We need accessibility in non-arts sectors to begin to approach the arts gold standard so that everybody can participate in the workforce and in culture with confidence – and we’ve still got a long way to go in the arts.
We need self-managed super fund rules restored to the pre-2016 framework to make sure that people who invest in art don’t have to lock that work away as though it were a bar of gold bullion. This regulatory change has devastated the commercial arts market as well as the careers of many formerly commercially successful artists. An artist’s work needs to be seen. Entitlements need to be more than portable; they need to work harder for us.
We need skilled migration lists to feature relevant and accurate job titles across the creative industries rather than culling them, so that Australia is well placed to compete in the global marketplace of artistic exchange and creative innovation.
We need overall public investment in the arts multiplied many times over – so that our most talented artists, designers and creative thinkers can astonish us with what we hadn’t even begun to imagine possible.
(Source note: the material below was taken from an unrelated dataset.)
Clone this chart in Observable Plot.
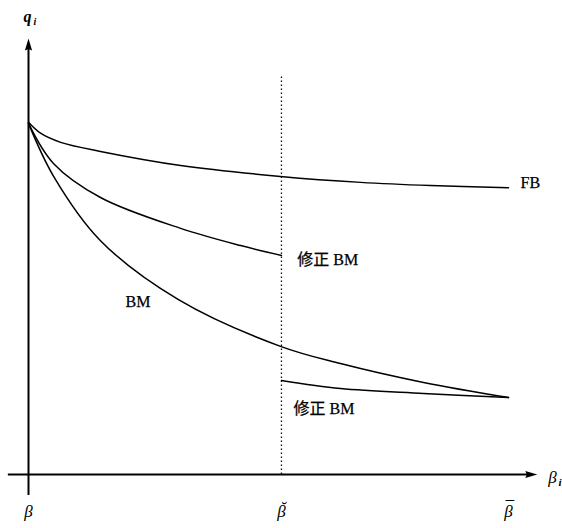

And not just in the arts. We know that the future of work depends on the skills of artists. The future of art drives the future of work – we need to think a great deal more creatively about policy in both areas.
Most importantly, we need what used to be called “a whole-of-government approach” and is today called “joined-up thinking”. Effective arts and cultural policy stimulates the creativity of all industries, not just the creative industries.
Artists define what’s possible – and defy what’s impossible. The future of collaboration, the future of innovation, and the future of work, is being created by artists right now.
In wrapping up his response to my question, Perrottet noted that government needs to get better at being “a fast follower”. Now is the time to listen to artists and creative organisations – and follow their lead.